You chopped off the important half of the cite.

Nitpick : is produced, not ‘gets out’ - it’s CO2, not Phlogiston. (the CO2 is a product of the carbon from the fuel and the oxygen from the atmosphere)

I said “somewhat less” but your original claim was “far less”, that is what I was disputing. (I also dispute that 30% figure, and I do not recognize howstuffworks.com as a reliable source that trumps knowledge of basic chemistry.)

No I didn’t mistype, you misread. I was talking about the ratio of carbon to hydrogen within different types of hydrocarbon, not the difference between burning hydrocarbons and burning hydrogen. Please try and keep up!

Burning natural gas as opposed to burning oil (although it may have other advantages) is not going to lead to any very significant improvement in greenhouse gas emissions. Furthermore, the more you try to use natural gas, the more of it will escape into the atmosphere, and natural gas itself is a much worse greenhouse gas than CO2 is.

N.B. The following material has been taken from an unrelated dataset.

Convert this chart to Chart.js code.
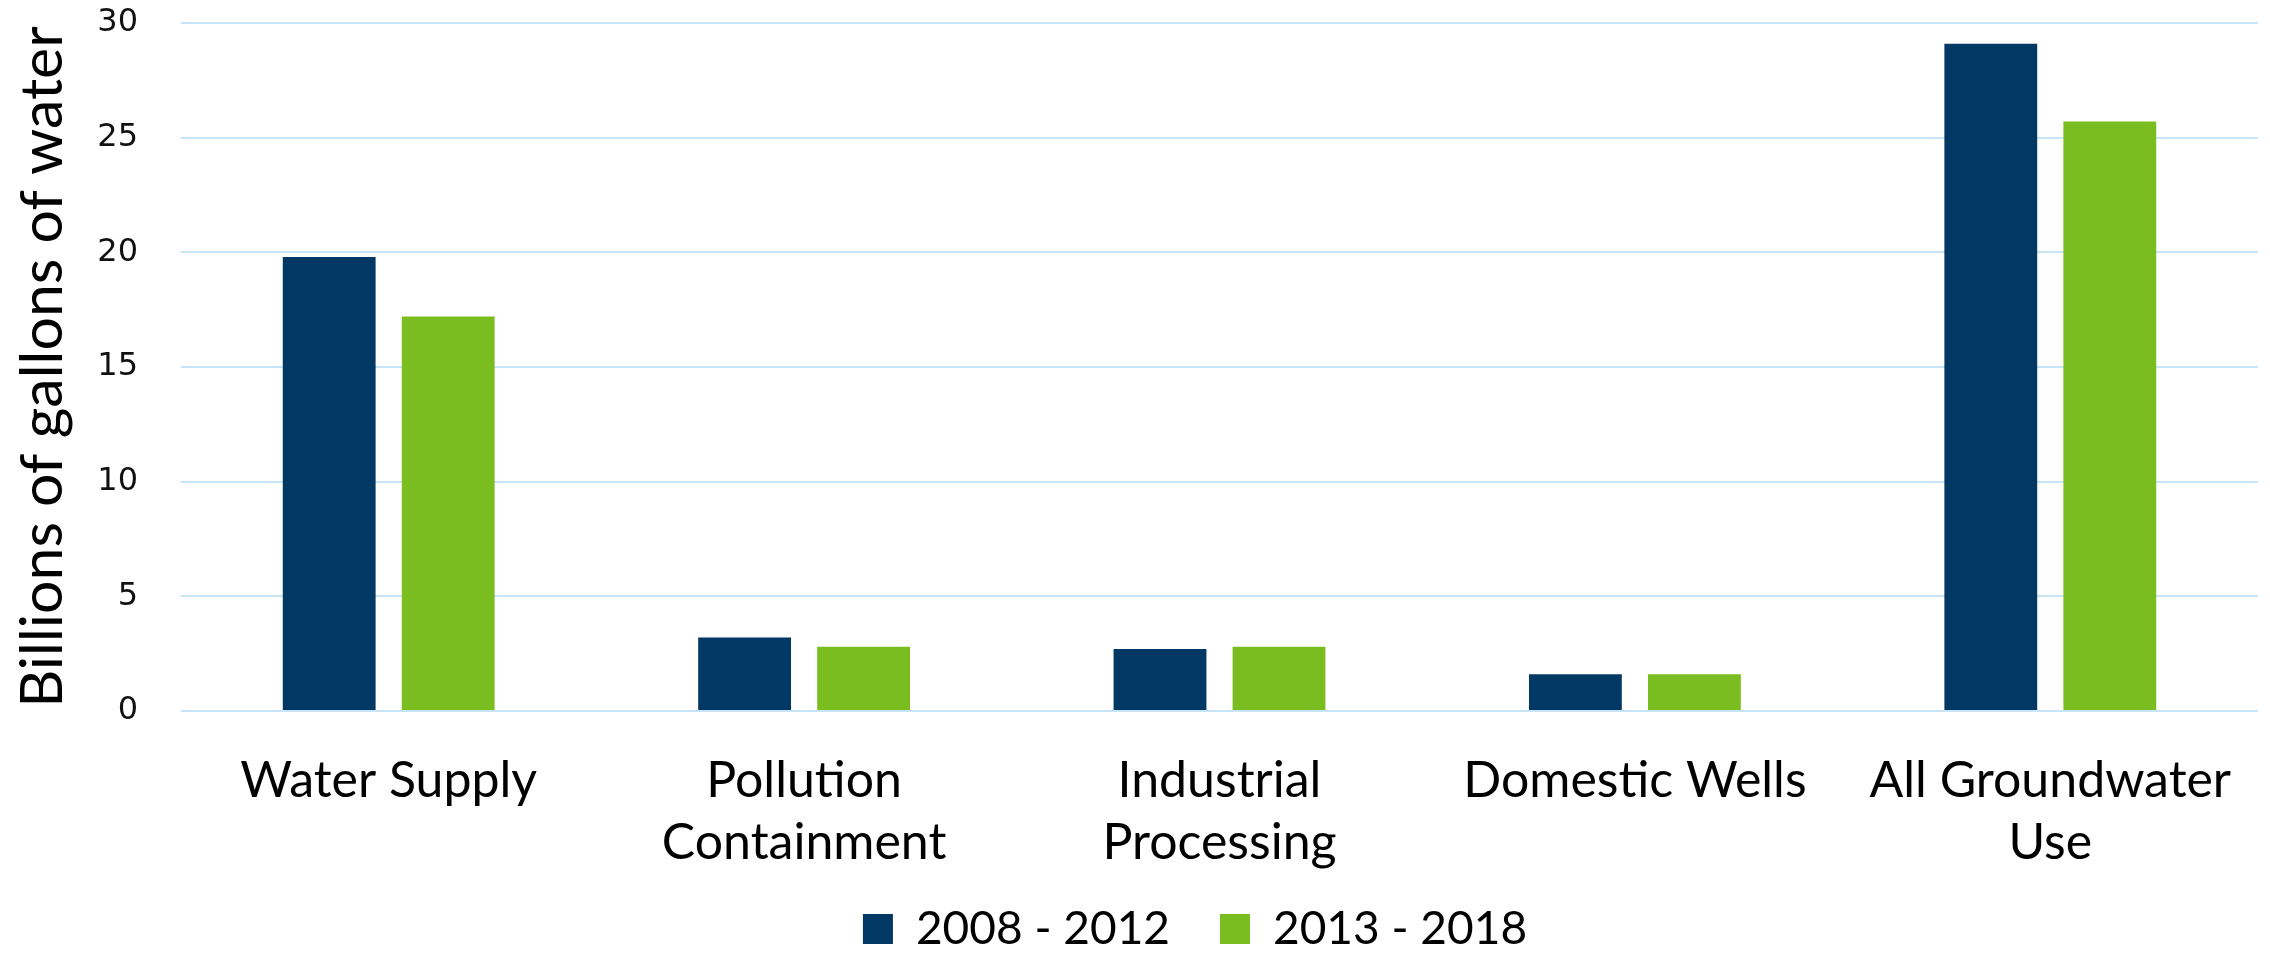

I understand it’s important to be factual in these topics, and I’m sorry I didn’t provide any cites (was too lazy). However, I don’t want to derail this thread with an argument on GMOs. I’m OK with you disagreeing, and urge other interested participants to do their own research and come to their own conclusions.

If this matters a lot to you, please feel free to start a separate thread and link to it instead.

To a rounding error, if you convert an alkane (other than the trivially light ones) to hydrogen and carbon dioxide, you get equal volumes of each, but the CO[sub]2[/sub] molecule is 15 times heavier than the hydrogen. You can’t make hydrogen this way without getting a buttload of carbon, and if the latter is in the form of carbon dioxide, then you may be able to sequester it at the point of production, but sequester it you must or you’ve gained nothing on the deal (and wasted a lot of energy).

The energy requirements of the whole shooting match are left as an exercise for the student.

IIRC Spacecrafts use liquid cyrogenic H2 which takes care of the volumetric density issue you state.